If Australia needed a symbol for the entire traverse of their fortunes after the retirements of Shane Warne, Glenn McGrath and that great side, they might not find a better one than Mitchell Johnson.
Johnson’s Test debut, in November 2007, was Australia’s first after Warne and McGrath. For nearly two years as Australia transitioned and lost more gold from that generation, they still managed a decent set of results.
Occasionally they stumbled, but mostly they continued to float on a cloud of their own self-belief and, crucially, dark clouds of their opponents’ lack of belief: some teams, like Pakistan, just could not believe that Australia were beatable, despite standing on the verge of beating them.

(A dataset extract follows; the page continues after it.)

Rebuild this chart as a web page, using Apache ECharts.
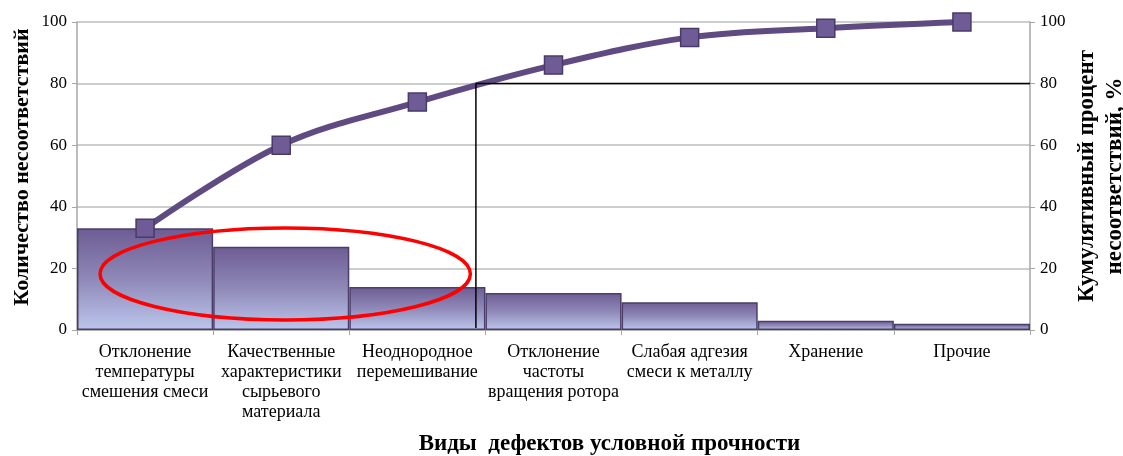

Johnson was outstanding in those early years, in an obvious way. Of course he was special: he was Australian, a product of an environment that was churning out greats. He was one tale that emboldened that idea of Australianness in cricket.
Eventually, though, gravity reasserted itself. Australia lost the Ashes in 2009 and gradually, like the delicate but random descent of a feather, began to come down, swaying here, buffeted there, but undoubtedly coming down.
Johnson was equally the face of this moment as well, his own steep decline mirroring – and partly causing – that of his side’s. Until the first Ashes Test in the summer of 2009, Johnson had taken 94 wickets in 21 Tests, averaging 28 with the ball and nearly 35 with the bat.
Since then, he has taken well under four wickets per Test, averages over 33 with the ball and just 16 with bat.
Generally there are few things in life more inexplicable than a malfunctioning Australian fast bowler: with that kind of history, that amount of help, those conditions, how can one go wrong? There were technical issues, though nothing sounded more alluring a theory than the sympathetic but revealing assessment of Ricky Ponting in his recent autobiography.
“I never questioned his work ethic and commitment, but for someone so talented, such a natural cricketer and so gifted an athlete, I found his lack of self-belief astonishing,” he wrote.
For much of the last two years now Johnson had been forgotten as a Test prospect, overtaken by a whole new breed of young fast bowlers and only figuring in four of Australia’s last 24 Tests.
As much as he is back now on the basis of what he can do, his return to the Ashes is compelled upon Australia by who he is not; that is, that horde of young pacemen Australia just cannot keep fit enough to play Tests.
Yet still the faith holds. A heady kind of excitement is being whipped up about Johnson’s Test return.
Echoes of Jeff Thomson and his infamous hokum-pokum fright line – “I like to see blood on the pitch” – are beginning to verberate; Johnson may not take too many wickets, is the message, but he will hurt the English.
It is still easy to see why this is. Given their recent record (seven losses in their last nine Tests) and recent Ashes record (three series losses in a row and four out of the last five), Australia realistically go into this series more with hope than belief that they can win it.
That is exactly what Johnson and his impact have been about for some time: hope rather than belief.
Also, in his last two one-day international series, Johnson’s bowling – to take from Lord Beginner’s wonderful 1950 calypso on the West Indian spinners Sonny Ramadhin and Alf Valentine – has been superfine.
Both in England and India, there has been a real snarl to Johnson’s bowling.
Not only has he been very quick, but he has been so with intent; at a visceral level at least, the evoking of Thomson’s bloodlust has not looked misplaced.
The risk is that Australia – and everyone else – are judging him on the wrong format.
His red-ball form is, at best, unknown and, at worst, sketchy. In his Test decline, his inability to control situations and runs has hurt him as much as anything; in his last four Tests he has leaked 3.55 runs an over, though he has also picked up 15 wickets.
Invariably he will take wickets – he has only ever had two wicketless Tests – but against a risk-eliminating, grind-happy side like England, the cost for each will be the key.